Adonis realized that “Arab culture is governed by a closed structure that only reproduces itself.” Nasr Hamid Abu Zayd emphasized that, in our collective consciousness, a text can only be read as an absolute certainty, not as a question or a debate. Hence, the Arab intellectual —whether in exile, like Arkoun, Shariati, and Soroush, or at home— is always confronted on dual fronts: By the oppressive political authority and a crumbling cultural structure. Therefore, even when tyranny fails to directly confront criticism, as in the case of patriarchal regimes that foster inactivity more than repression, the intellectual remains captive to a cognitive structure that views dialogue only as a threat to the unity of the group.
Foucault illuminates this paradox, as in his opinion: Discourse is not limited to words; itsa practice that serves to redraw the maps of power and knowledge. Discourse determines who has the right to speak, in what language, and the conditions -under which- said discourse takes place. Tyranny, on the other hand, places the language under siege, turning it into a closed circle, transforming it, as well, into a regulatory apparatus rather than a horizon of creativity. As Hannah Arendt stated, “When politics deteriorates, the public sphere collapses, and when the public sphere collapses, language is corrupted.” Moreover, the aforementioned corruption is not only moral, but ontological as well: Corruption of the being itself.
Language is renewed when it meets the needs of reality, however, it declines if its use shifts from creativity to convenience. Nevertheless, music, art, and theater, even under the control of hegemonic discourses, remain a means of escape and resistance. Songs, as Mustafa Sayed Ahmed exemplifies, convey society’s pain and dreams, restoring language’s vitality and presence in the public sphere (Ibrahim Barsi).
At this juncture, the tragedy unfolding becomes rather clear: What we have lost is not only freedom of speech, but the possibility of assembly itself. There is no homeland without free discourse, and no nation without a public space that accommodates poets and intellectuals as well as peasants and soldiers. When space becomes narrow, the crowd disperses; when the word is silenced, bullets find a place at the forefront. Previously, we witnessed the aforementioned scenario become a reality on the streets of Khartoum, as in Beirut, Damascus, and Tehran, where the doors to debate were slammed shut and in consequence, the paths to carrying arms were created.
Therefore, the battle for freedom is not against a specific tyrant, but against an entire structure: cultural, cognitive, and political. We need an alternative discourse, one that does not repeat the clichés of authority, nor hide behind the sanctity of the text, but rather paves the way for free dialogue, as Habermas proposed, and restores to language its original function: To become a bridge, not a wall of confinement. As without it, there is no national assembly, no horizon for civilization, and no meaning for humanity.

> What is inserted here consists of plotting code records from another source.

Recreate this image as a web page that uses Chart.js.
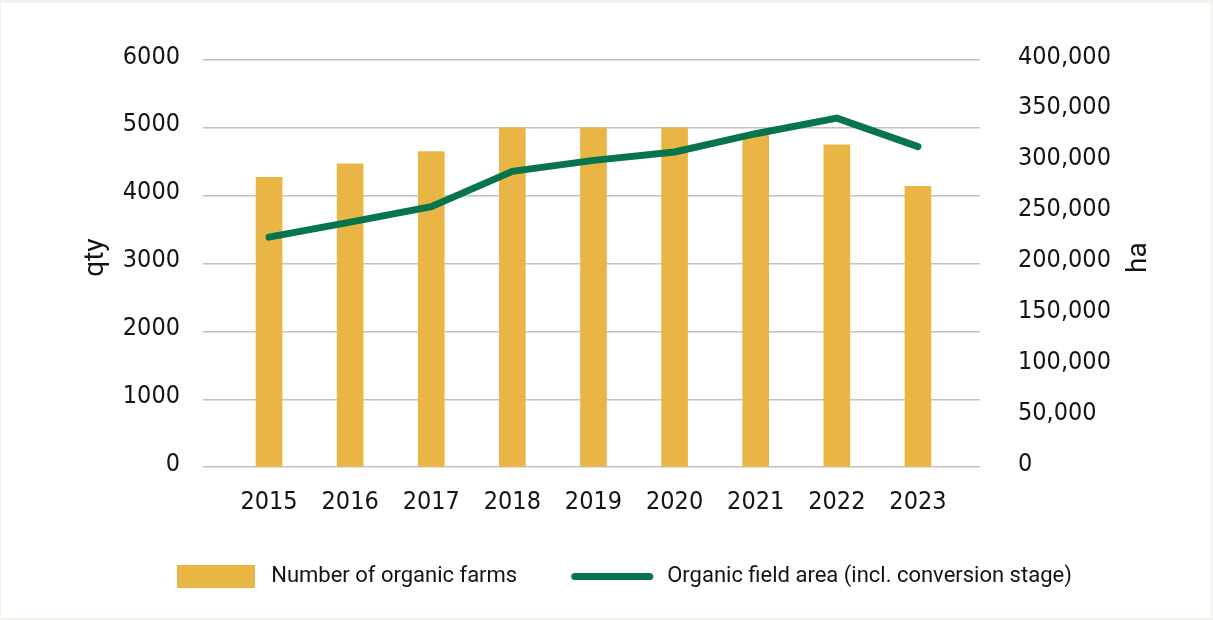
<!DOCTYPE html>
<html><head><meta charset="utf-8">
<script src="https://cdn.jsdelivr.net/npm/chart.js@4"></script>
<style>
html,body{margin:0;padding:0;background:#f4f2ec;}
#wrap{position:absolute;left:1px;top:3px;width:1210px;height:615px;background:#fff;}
canvas{display:block;}
</style></head><body>
<div id="wrap"><canvas id="c" width="1210" height="615"></canvas></div>
<script>
const categories = ['2015','2016','2017','2018','2019','2020','2021','2022','2023'];
const farms = [4270, 4470, 4650, 5000, 5000, 5000, 4900, 4750, 4140];
const fieldArea = [226000, 240700, 256000, 290600, 301400, 309700, 327600, 342900, 314900];
const leftTicks = [0, 1000, 2000, 3000, 4000, 5000, 6000];
const rightTicks = [0, 50000, 100000, 150000, 200000, 250000, 300000, 350000, 400000];
const seriesNames = ['Number of organic farms', 'Organic field area (incl. conversion stage)'];
const axisTitles = ['qty', 'ha'];

const BAR = '#E9B646';
const LINE = '#07754C';
const TXT = '#141414';
const NARROW = "'DejaVu Sans Condensed', 'DejaVu Sans', sans-serif";
const tickFont = {family: NARROW, size: 25};

// legend symbols
function swatch(w, h, draw) {
  const c = document.createElement('canvas'); c.width = w; c.height = h;
  draw(c.getContext('2d')); return c;
}
const barSymbol = swatch(78, 23, g => { g.fillStyle = BAR; g.fillRect(0, 0, 78, 23); });
const lineSymbol = swatch(84, 9, g => {
  g.strokeStyle = LINE; g.lineWidth = 7; g.lineCap = 'round';
  g.beginPath(); g.moveTo(4.5, 4.5); g.lineTo(79.5, 4.5); g.stroke();
});

const titlePlugin = {
  id: 'axisTitles',
  afterDraw(chart) {
    const ctx = chart.ctx, a = chart.chartArea;
    const cy = (a.top + a.bottom) / 2 - 6;
    ctx.save();
    ctx.font = '28px Roboto';
    ctx.fillStyle = TXT;
    ctx.textAlign = 'center';
    ctx.textBaseline = 'middle';
    [[axisTitles[0], a.left - 107], [axisTitles[1], a.right + 159]].forEach(([t, x]) => {
      ctx.save(); ctx.translate(x, cy); ctx.rotate(-Math.PI / 2); ctx.fillText(t, 0, 0); ctx.restore();
    });
    ctx.restore();
  }
};

new Chart(document.getElementById('c'), {
  data: {
    datasets: [
      {type: 'bar', label: seriesNames[0], data: farms.map((v, i) => ({x: i, y: v})), yAxisID: 'y',
       backgroundColor: BAR, barThickness: 26, order: 2},
      {type: 'line', label: seriesNames[1], data: fieldArea.map((v, i) => ({x: i, y: v})), yAxisID: 'y1',
       borderColor: LINE, backgroundColor: LINE, borderWidth: 7, pointRadius: 0, borderCapStyle: 'round',
       tension: 0, order: 1}
    ]
  },
  options: {
    responsive: false,
    animation: false,
    devicePixelRatio: 1,
    layout: {padding: {top: 57, left: 32, right: 0, bottom: 20.5}},
    plugins: {
      tooltip: {enabled: false},
      legend: {
        position: 'bottom',
        labels: {
          usePointStyle: true, pointStyleWidth: 88, boxHeight: 22, padding: 51,
          color: TXT, font: {family: 'Roboto', size: 22},
          generateLabels: () => [
            {text: seriesNames[0], fillStyle: BAR, strokeStyle: BAR, lineWidth: 0, pointStyle: barSymbol, datasetIndex: 0, hidden: false, fontColor: TXT},
            {text: seriesNames[1], fillStyle: LINE, strokeStyle: LINE, lineWidth: 0, pointStyle: lineSymbol, datasetIndex: 1, hidden: false, fontColor: TXT}
          ]
        }
      }
    },
    scales: {
      x: {
        type: 'linear', min: -0.814, max: 8.765, offset: false,
        grid: {display: false, drawTicks: false}, border: {display: false},
        afterBuildTicks: s => { s.ticks = categories.map((c, i) => ({value: i})); },
        afterFit: s => { s.height = 47.3; },
        ticks: {autoSkip: false, maxRotation: 0, padding: 20, color: TXT, font: tickFont,
                callback: v => categories[v] ?? ''}
      },
      y: {
        position: 'left', min: 0, max: 6000,
        afterBuildTicks: s => { s.ticks = leftTicks.map(v => ({value: v})); },
        afterFit: s => { s.width = 170; },
        grid: {color: '#c2c2c2', lineWidth: 1.5, drawTicks: false},
        border: {display: false},
        ticks: {padding: 23, labelOffset: -3, color: TXT, font: tickFont, callback: v => String(v)}
      },
      y1: {
        position: 'right', min: 0, max: 400000,
        afterBuildTicks: s => { s.ticks = rightTicks.map(v => ({value: v})); },
        afterFit: s => { s.width = 231; },
        grid: {display: false, drawTicks: false},
        border: {display: false},
        ticks: {padding: 38, labelOffset: -3, color: TXT, font: tickFont,
                callback: v => v.toLocaleString('en-US')}
      }
    }
  },
  plugins: [titlePlugin]
});
</script>
</body></html>
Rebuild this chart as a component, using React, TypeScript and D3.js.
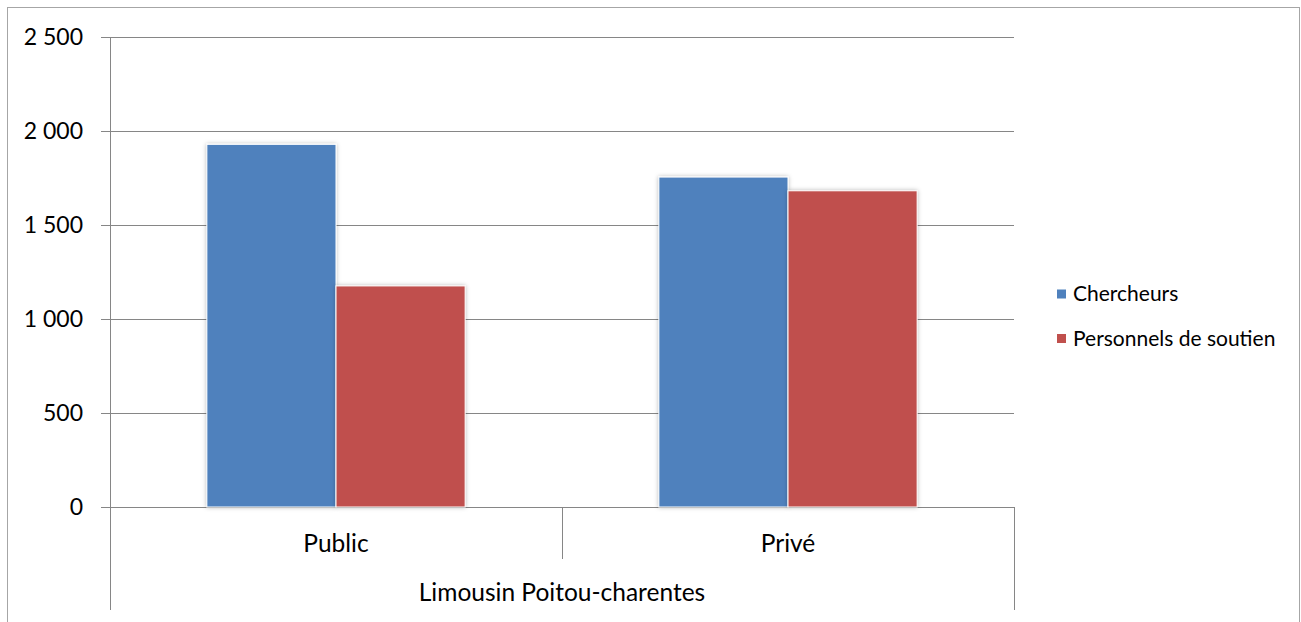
import React from "react";
import * as d3 from "d3";

const categories = ["Public", "Privé"];
const groupLabel = "Limousin Poitou-charentes";
const seriesNames = ["Chercheurs", "Personnels de soutien"];
const chercheurs = [1929, 1755];
const soutien = [1176, 1682];
const yTicks = [0, 500, 1000, 1500, 2000, 2500];
const colors = ["#4F81BD", "#C0504D"];

const W = 1301;
const H = 622;
const FONT = "Lato, 'Open Sans', sans-serif";

function fmt(v: number) {
  const s = String(v);
  return s.length > 3 ? s.slice(0, s.length - 3) + "\u00a0" + s.slice(-3) : s;
}

export default function App() {
  const left = 110, right = 1014, top = 37, bottom = 507;
  const x0 = d3.scaleBand<string>().domain(categories).range([left, right]).paddingInner(0).paddingOuter(0);
  const x1 = d3.scaleBand<string>().domain(seriesNames).range([0, x0.bandwidth()]).paddingInner(0).paddingOuter(0.75);
  const y = d3.scaleLinear().domain([0, 2500]).range([bottom, top]);
  const series = [chercheurs, soutien];
  const grid = "#868686";

  return (
    <svg width={W} height={H} style={{ position: "absolute", left: 0, top: 0, display: "block" }}>
      <defs>
        <filter id="sh" x="-20%" y="-20%" width="140%" height="140%">
          <feDropShadow dx="0" dy="0" stdDeviation="2" floodColor="#000" floodOpacity="0.28" />
        </filter>
      </defs>
      <rect x={0} y={0} width={W} height={H} fill="#fff" />
      <rect x={7.5} y={7.5} width={1292} height={H} fill="none" stroke="#a6a6a6" strokeWidth={1} />
      {/* gridlines */}
      {yTicks.map((t) => (
        <line key={t} x1={left - 9} x2={right} y1={Math.round(y(t)) + 0.5} y2={Math.round(y(t)) + 0.5} stroke={grid} strokeWidth={1} />
      ))}
      {/* y axis */}
      <line x1={left + 0.5} x2={left + 0.5} y1={top} y2={610} stroke={grid} />
      <line x1={x0(categories[1])! + 0.5} x2={x0(categories[1])! + 0.5} y1={bottom} y2={559} stroke={grid} />
      <line x1={right + 0.5} x2={right + 0.5} y1={bottom} y2={610} stroke={grid} />
      {/* bars */}
      {categories.map((c, i) => (
        <g key={c}>
          {seriesNames.map((s, j) => {
            const v = series[j][i];
            return (
              <rect
                key={s}
                x={x0(c)! + x1(s)!}
                y={y(v)}
                width={x1.bandwidth()}
                height={y(0) - y(v)}
                fill={colors[j]}
                stroke="#fff"
                strokeWidth={1}
                filter="url(#sh)"
              />
            );
          })}
        </g>
      ))}
      {/* y tick labels */}
      {yTicks.map((t) => (
        <text key={t} x={83} y={y(t)} dy="0.35em" textAnchor="end" fontFamily={FONT} fontSize={23} fill="#000">
          {fmt(t)}
        </text>
      ))}
      {/* category labels */}
      {categories.map((c) => (
        <text key={c} x={x0(c)! + x0.bandwidth() / 2} y={543} dy="0.35em" textAnchor="middle" fontFamily={FONT} fontSize={24.5} fill="#000">
          {c}
        </text>
      ))}
      <text x={(left + right) / 2} y={592} dy="0.35em" textAnchor="middle" fontFamily={FONT} fontSize={24.5} fill="#000">
        {groupLabel}
      </text>
      {/* legend */}
      {seriesNames.map((s, j) => (
        <g key={s} transform={`translate(1057, ${294 + j * 44.5})`}>
          <rect x={0} y={-4.5} width={9} height={9} fill={colors[j]} />
          <text x={16} y={0} dy="0.35em" fontFamily={FONT} fontSize={21} fill="#000">
            {s}
          </text>
        </g>
      ))}
    </svg>
  );
}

In conclusion, we ought to believe that time is running out: If the ongoing acts of stifling the language’s freedom, the marginalization of the countryside, and the exclusion of minds continue, all that will remain of Sudan is scattered ruins where owls hoot. A fractured conscience is the first shot in the head of a nation. If we do not put forth diligent efforts to rise up today and reclaim the language, intellect, and art’s place at the heart of the public sphere, tomorrow will be merciless, and history will record that we were false witnesses to our nation’s suicide.